Natural gas is reformed with steam to produce hydrogen plus carbondioxide. Air supplies most of the nitrogen. N2 and H2 react under high pressure and temperature in the ammonia converter into ammonia.
 

Capacity:

 

530,000 tons/year or 1,500 tons/day
 

Raw Materials:

 

Natural Gas
Air and Water
 

Products Produced:

 

Liquid anhydrous ammonia

Documentation:

 

Available

Major Equipment:

 

Special Feautures

Primary Reformer
Here natural gas is partly reformed into hydrogen. Fired with natural gas. 176 burners installed

Compressors
Centrifugal compressors are used mainly. They are small and can handle tremendous amounts of gas at speeds, 12,000 rpm. Our synthetic gas compressor for example requires 32,000 HP, approximately the same amount of HP as the steamer "Rotterdam" (35,000 HP)

Noise Abatement
A silencer has been installed in the blow-off circuit to prevent nuisance resulting from high noise levels.


Process Description

Compression
As will be seen from the following, one mole of methane produces four moles of hydorgen, and since the ammonia synthesis reaction requires high pressure, it is obviously far more economical to compress the methane than to compress the hydrogen at a later step in the process.

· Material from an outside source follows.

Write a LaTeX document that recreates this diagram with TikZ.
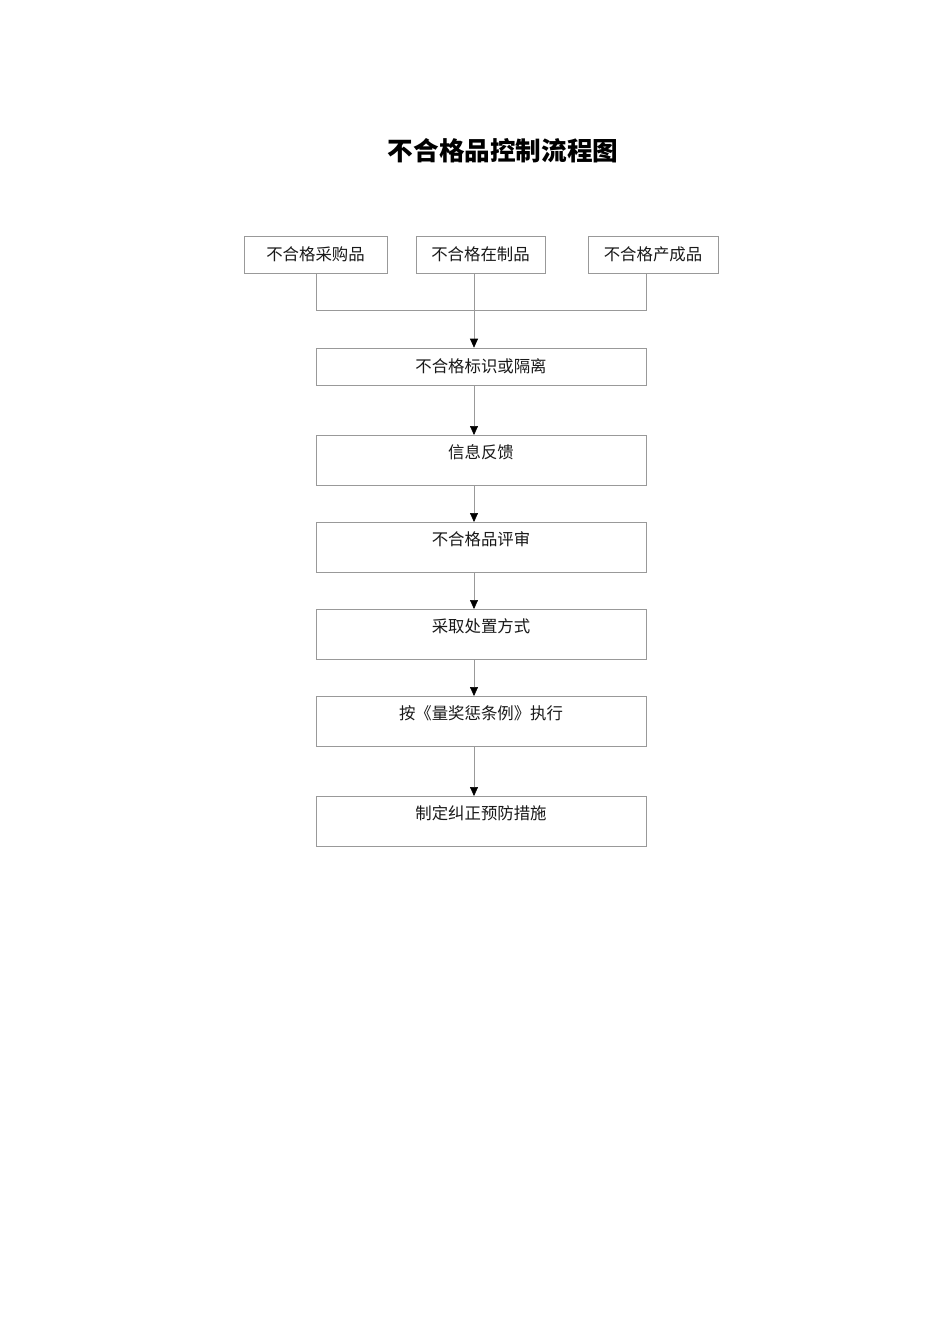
\documentclass[tikz,border=0pt]{standalone}
\usepackage{fontspec}
\setmainfont{Noto Sans CJK SC}
\usetikzlibrary{arrows.meta,calc}
\begin{document}
\begin{tikzpicture}[x=1pt,y=-1pt,
  box/.style={draw=black!40,line width=0.6pt,inner sep=0pt,font=\fontsize{16.4}{19}\selectfont,text=black!90},
  topbox/.style={box,minimum height=37pt},
  wide/.style={box,minimum width=330pt,minimum height=37pt},
  tall/.style={box,minimum width=330pt,text width=330pt,align=center,text height=23pt,text depth=27pt},
  conn/.style={draw=black!40,line width=0.6pt},
  arr/.style={conn,-{Triangle[width=8pt,length=9pt,color=black,fill=black]}}]
\path[use as bounding box,fill=white] (0,0) rectangle (950,1344);
\node[font=\bfseries\fontsize{25.6}{30}\selectfont] (title) at (503,151) {不合格品控制流程图};
\node[topbox,minimum width=143pt] (b1) at (315.5,254.5) {不合格采购品};
\node[topbox,minimum width=129pt] (b2) at (480.5,254.5) {不合格在制品};
\node[topbox,minimum width=130pt] (b3) at (653,254.5) {不合格产成品};
\coordinate (j) at (474,310);
\coordinate (jl) at (316,310);
\coordinate (jr) at (646,310);
\node[wide] (c1) at (481,366.5) {不合格标识或隔离};
\node[tall,anchor=north] (c2) at (481,435) {信息反馈};
\node[tall,anchor=north] (c3) at (481,522) {不合格品评审};
\node[tall,anchor=north] (c4) at (481,609) {采取处置方式};
\node[tall,anchor=north] (c5) at (481,696) {按《量奖惩条例》执行};
\node[tall,anchor=north] (c6) at (481,796) {制定纠正预防措施};
\draw[conn] (b1.south -| jl) -- (jl) -- (jr) -- (b3.south -| jr);
\draw[conn] (b2.south -| j) -- (j);
\draw[arr] (j) -- (j |- c1.north);
\draw[arr] (c1.south -| j) -- (c2.north -| j);
\draw[arr] (c2.south -| j) -- (c3.north -| j);
\draw[arr] (c3.south -| j) -- (c4.north -| j);
\draw[arr] (c4.south -| j) -- (c5.north -| j);
\draw[arr] (c5.south -| j) -- (c6.north -| j);
\end{tikzpicture}
\end{document}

However, the information of hydrogen out of methane is favoured by lower pressure, but at low pressure the volume of the gases is much longer, which results in a much bigger size of all equipment. A very high pressure increases the investment because the equipment must be stronger. The choice of operating pressure is made on an economic basis.

Desulfurization
Sulfer is a poison to almost all catalyst used in the process and should be removed from the gas. The feed is desulfurized with zinc oxide at high temperature before it enters the reforming section.

Reforming
The reforming process is carried out in two steps. Feedgas from the desulfurizer is mixed with steam. The combined steam is preheated and sent to the primary reformer furnace. The reforming reaction takes place in catalyst filled tubes in the radiant section of the furnace. Roughly 40% of the methane is converted to carbon oxides and hydrogen.

The effluent of the primary reformer is sent to the top of the secondary reformer where the formation of hydrogen and carbon oxides out of methane is completed. Process air which is compressed and preheated in the convertion section of the primary reformer, is also fed to the secondary reformer.

In the upper section of the reactor, oxygen in the air reacts with primary reformer effluent to form carbon oxides and water. The mixture then passes over a bed of catalyst where the heat of the above oxidation reaction converts methane to hydrogen and carbon oxides.